We cross the line of appropriateness in our minds, when we misplace our joyous preoccupations. The Bible counsels us to think on things that are true, honest, just, pure, lovely, of good report and if there be any virtue or praise in them. It counsels us to “take every thought captive”, to examine them – not just the thought, but it’s motivational source. It is the second part of that statement, where I believe we largely fail in our preoccupations.
When we don’t consider the source, we don’t look at the becoming part of our lives. We don’t have a compass to tell us what direction the source is pointing us.
I think we should analyze preoccupations from time to time and ask who and what am I becoming? Put another way, am I becoming who and what I want(ed) to? Am I being on the outside who I have convinced myself I am on the inside? Then, ask what am I becoming joyously preoccupied with, and what am I being absentminded to? Then, compare the results. It’s a brain check. It can become habitual and it should be. It requires weapons grade honesty and self assessment. It leads to healing, hope and peace with ourselves, with others and circumstances, even the ones out of our control. Joyous preoccupation with the possible, the hopeful, the doable – regardless of difficulty – is the path that will lead us to them. Viktor Frankl said, “Everything can be taken from a man but one thing: the last of the human freedoms — to choose one’s attitude in any given set of circumstances, to choose one’s own way.”
I love my little dog, Sherlock. He’ll be 17 this year.
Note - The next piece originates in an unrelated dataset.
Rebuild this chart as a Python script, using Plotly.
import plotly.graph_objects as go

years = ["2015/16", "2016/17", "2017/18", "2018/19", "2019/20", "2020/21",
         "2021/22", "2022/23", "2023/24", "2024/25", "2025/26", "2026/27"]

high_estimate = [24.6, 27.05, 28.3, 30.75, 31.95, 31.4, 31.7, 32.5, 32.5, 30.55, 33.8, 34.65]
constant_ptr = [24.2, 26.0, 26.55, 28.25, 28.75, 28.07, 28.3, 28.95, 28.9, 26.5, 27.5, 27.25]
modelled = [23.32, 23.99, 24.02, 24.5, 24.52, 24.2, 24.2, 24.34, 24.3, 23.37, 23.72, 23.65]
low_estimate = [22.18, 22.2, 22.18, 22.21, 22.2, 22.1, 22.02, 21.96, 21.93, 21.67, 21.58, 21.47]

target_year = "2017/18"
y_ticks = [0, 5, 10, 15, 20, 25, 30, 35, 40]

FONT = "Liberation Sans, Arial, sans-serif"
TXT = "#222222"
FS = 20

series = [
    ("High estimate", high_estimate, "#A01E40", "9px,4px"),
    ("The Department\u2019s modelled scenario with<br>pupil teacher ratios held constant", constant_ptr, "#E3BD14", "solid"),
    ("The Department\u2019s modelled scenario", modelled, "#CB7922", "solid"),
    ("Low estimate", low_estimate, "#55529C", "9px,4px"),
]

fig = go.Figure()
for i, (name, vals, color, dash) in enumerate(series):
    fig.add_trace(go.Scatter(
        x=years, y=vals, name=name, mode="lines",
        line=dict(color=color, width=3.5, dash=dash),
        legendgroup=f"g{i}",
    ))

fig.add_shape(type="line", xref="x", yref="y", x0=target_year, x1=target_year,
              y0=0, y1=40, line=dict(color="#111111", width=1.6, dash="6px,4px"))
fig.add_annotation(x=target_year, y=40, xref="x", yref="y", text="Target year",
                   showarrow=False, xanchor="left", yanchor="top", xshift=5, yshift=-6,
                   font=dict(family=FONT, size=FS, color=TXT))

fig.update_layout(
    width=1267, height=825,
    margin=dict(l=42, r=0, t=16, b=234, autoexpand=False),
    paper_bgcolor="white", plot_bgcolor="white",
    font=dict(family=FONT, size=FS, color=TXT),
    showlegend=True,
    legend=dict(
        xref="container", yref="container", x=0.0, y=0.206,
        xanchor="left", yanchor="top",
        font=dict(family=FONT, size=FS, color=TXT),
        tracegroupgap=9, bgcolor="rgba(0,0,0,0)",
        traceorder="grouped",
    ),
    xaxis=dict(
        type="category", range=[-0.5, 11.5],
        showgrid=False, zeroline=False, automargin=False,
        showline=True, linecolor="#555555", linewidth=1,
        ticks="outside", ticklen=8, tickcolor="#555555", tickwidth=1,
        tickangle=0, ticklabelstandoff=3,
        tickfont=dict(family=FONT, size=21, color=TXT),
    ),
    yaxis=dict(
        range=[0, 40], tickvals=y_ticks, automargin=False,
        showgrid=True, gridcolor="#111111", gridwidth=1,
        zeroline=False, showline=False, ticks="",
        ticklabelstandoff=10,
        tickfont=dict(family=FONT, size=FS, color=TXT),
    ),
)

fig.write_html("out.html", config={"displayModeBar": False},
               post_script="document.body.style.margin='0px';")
We don’t have many more years together and I can see the deterioration slowly advancing. I caught myself focusing on that deterioration. I googled many things about aging dogs and their activities. I especially wanted to know how to know when it’s time to let him die with dignity, the dog way. All good things to do and know. But I found myself getting very dialed into his dying, which he will certainly do, and I lost sight of his living. I became joyously preoccupied with his death and absentminded of his life.
I have the rest of his life to show him how much I love him, and receive all the love he has to give until that time comes. The result of my becoming joyously preoccupied with the rest of his life is more peace and less anxiousness. I can live in the now and not have fear of the tomorrow. One day, I will have all the happy yesterdays. That will be the time to grieve. Today is the day to be joyously preoccupied with our lives together. If I can purpose to do this with my dog, I can purpose to do this with myself, any person, any situation.

Intentional Living, The Purpose Filled Life, Seven Habits of Highly Effective People. These books and others like them remind us that the joy of life is purpose. Purpose is looking for a bright future we want to see, doing it in the right now and being joyously preoccupied with that goal. Absentminded of things that run contrary, and eagerly receiving that which harmonizes and synergizes with our purpose.
Purpose is the becoming of life. My purpose is to become as joyfully preoccupied as I can with anything and everything that will aid me in becoming who and what I want to be, leaving me free to be absentminded with all the worries and problems that life is going to bring. When they do come, I will learn how to joyfully preoccupy myself with how to best respond to them in a manner that is consistent with who it is I am intending to become. I can be defined by my life, or I can define it by writing the story of my life. My pen is my mind, the words are my choices and actions.
This is my blog about becoming. I am chronicling my path. I am hopeful someday, someone will be helped by how I walked it, who I became and what I overcame to do it. All of us are writing our stories. I hope to inspire you to join me and start writing a good one for yourself today.